A harness writes step records via the step context manager:

with harness.step(name="warmup", description="Drive PSU to nominal"):
    psu.set_voltage(5.0)
    psu.enable_output()
    time.sleep(2.0)
 
with harness.step(name="measure"):
    for vector in harness.vectors:
        with harness.run_vector(vector):
            harness.measure("output_voltage", float(dmm.measure_dc_voltage()))

Group measurements under named steps with the step() context manager. When you call harness.measure(...) outside any step() block, the logger silently auto-creates a step named after the measurement — convenient for quick scripts, but it means every loose measurement becomes its own one-row step in the parquet. For grouped reporting, wrap related measurements in an explicit step() block. step_name (the harness's constructor arg) is the default name harness.run_all(test_fn) uses when it opens a step for you.

Operator prompts #

harness.prompt(
    message="Verify the chamber temperature is 25°C ± 1°C",
    prompt_type="confirm",
    timeout_seconds=30,
)

prompt_type is one of "confirm", "choice", or "input" (default "confirm"). No "text"; for free-form text input use "input".

Hierarchical context #

harness.context returns the active Context (vector ▸ step ▸ run, most-specific-wins). harness.run_context returns the run-level Context directly. Each child context inherits from its parent and can override locally.

To stamp stimulus values (→ parquet in_* columns), use configure(). For environmental readings (→ out_* columns), use observe():

harness.run_context.configure("operator", "jane")            # run scope
with harness.step(name="measure"):
    harness.context.configure("fixture.id", "FIX-01")        # step scope
    for vector in harness.vectors:
        with harness.run_vector(vector):
            harness.context.observe("temp_probe.temperature", 24.8)   # vector scope
            harness.measure("output_voltage", float(dmm.measure_dc_voltage()))

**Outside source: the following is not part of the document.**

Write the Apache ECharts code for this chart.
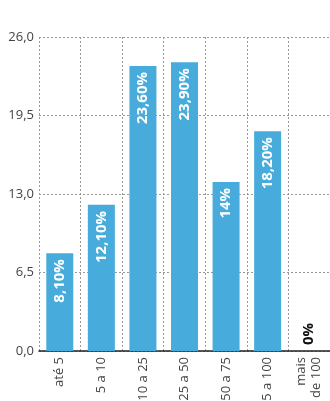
<!DOCTYPE html>
<html><head><meta charset="utf-8">
<script src="https://cdn.jsdelivr.net/npm/echarts@6/dist/echarts.min.js"></script>
<style>html,body{margin:0;padding:0;background:#fff}#c{width:330px;height:401px}</style>
</head><body><div id="c"></div>
<script>
var categories = ['até 5', '5 a 10', '10 a 25', '25 a 50', '50 a 75', '75 a 100', 'mais\nde 100'];
var values = [8.1, 12.1, 23.6, 23.9, 14, 18.2, 0];
var valueLabels = ['8,10%', '12,10%', '23,60%', '23,90%', '14%', '18,20%', '0%'];
var yTicks = [0, 6.5, 13, 19.5, 26];

var chart = echarts.init(document.getElementById('c'));
var data = values.map(function (v, i) {
  var item = { value: v };
  if (v === 0) {
    item.label = { position: 'top', align: 'left', color: '#111', distance: 6 };
  }
  return item;
});
chart.setOption({
  animation: false,
  grid: { left: 39, right: 0, top: 37, bottom: 50, containLabel: false, outerBoundsMode: 'none' },
  xAxis: {
    type: 'category',
    data: categories,
    axisLine: { show: true, lineStyle: { color: '#222', width: 1.5 } },
    axisTick: { show: false },
    splitLine: { show: true, lineStyle: { color: '#999', type: [2, 2], width: 1 } },
    axisLabel: { rotate: 90, color: '#444', fontSize: 13, fontFamily: 'Open Sans', margin: 6, lineHeight: 15 }
  },
  yAxis: {
    type: 'value',
    min: yTicks[0], max: yTicks[yTicks.length - 1], interval: 6.5,
    axisLine: { show: false },
    axisTick: { show: false },
    splitLine: { show: true, lineStyle: { color: '#999', type: [2, 2], width: 1 } },
    axisLabel: {
      color: '#444', fontSize: 13, fontFamily: 'Open Sans', margin: 5,
      formatter: function (v) { return v.toFixed(1).replace('.', ','); }
    }
  },
  series: [{
    type: 'bar',
    data: data,
    barWidth: 27,
    itemStyle: { color: '#47acdb' },
    label: {
      show: true,
      position: 'insideTop',
      rotate: 90,
      align: 'right',
      verticalAlign: 'middle',
      distance: 6,
      color: '#fff',
      fontWeight: 'bold',
      fontSize: 15,
      fontFamily: 'Open Sans',
      formatter: function (p) { return valueLabels[p.dataIndex]; }
    }
  }]
});
</script></body></html>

There is no Context.set(name, value) method — the verb pair is configure / observe. The pytest run_context fixture exposes a different object (a RunContext) which DOES have a .set() method for custom run-level metadata. Don't confuse the two: harness.run_context is a Context; the pytest run_context fixture is a RunContext.

Run-scope fields appear as columns in every parquet row this run produces. Step- and vector-scope fields appear only on the rows from that scope.

Bulk seeding (useful when you already hold the dict from somewhere else):

harness.context.set_params({"vin": 5.0, "load": 0.5})
harness.context.set_observations({"temp_probe.temperature": 24.8})

set_params / set_observations are dict-update bulk helpers: equivalent to configure(k, v) / observe(k, v) for every key with one important asymmetry — observe() routes large numeric arrays to the channel store and stashes a channel:// URI on the row, while set_observations() writes whatever you pass directly through with no channel-store routing. Use observe() for waveforms / array readings; use set_observations() for plain scalar dicts you've already assembled.

context.measure(name, value, ...) is a third option for recording. It's a thin redirect to harness.measure(...), so you can record without holding a harness reference — useful inside helper functions that already take a Context:

def log_voltage(ctx, dmm):
    ctx.measure("output_voltage", float(dmm.measure_dc_voltage()))

harness.measure(...) and context.measure(...) produce identical events; pick whichever is in scope.

Spec-driven limits #

from litmus.parts.context import PartContext
 
part_ctx = PartContext.from_file("parts/power_board.yaml", guardband_pct=10)
 
harness = TestHarness(
    logger=logger,
    step_name="characterize",
    part_context=part_ctx,
)
 
harness.measure("output_voltage", float(dmm.measure_dc_voltage()))
# Limit resolved from part YAML, guardband applied, traceability columns populated

Comparison with pytest-native #

Concern	`LitmusClient`	`TestHarness`	pytest-native
Use when	Recording results only (no vectors/retry/limits/prompts); persistence handled for you	Embedding execution machinery (vectors, retry, limits, prompts, channel writes) in a non-pytest runner	Writing new tests under pytest
Lifecycle	`start_run()` / `run.finish()`	Explicit (`step()`, `run_vector()`)	Implicit (pytest collection + hooks)
Vector expansion	Not supported	Configure via `config["vectors"]`	`@pytest.mark.parametrize` / sidecar `sweeps:`
Limit resolution	Inline `low=`/`high=` per measurement	Explicit `limits=` / `part_context=`	Fixture + marker chain (see Litmus fixtures + Litmus markers)
Trace context	Not supported	`harness.context.*`	`context` fixture
Instrument access	Caller-managed	Caller-managed	Auto-fixtures from station YAML

If you can use pytest-native, prefer it — every feature works out of the box. If you only need to record results from an external system, use LitmusClient. Reach for TestHarness when you need its execution machinery and the embedding environment leaves you no choice.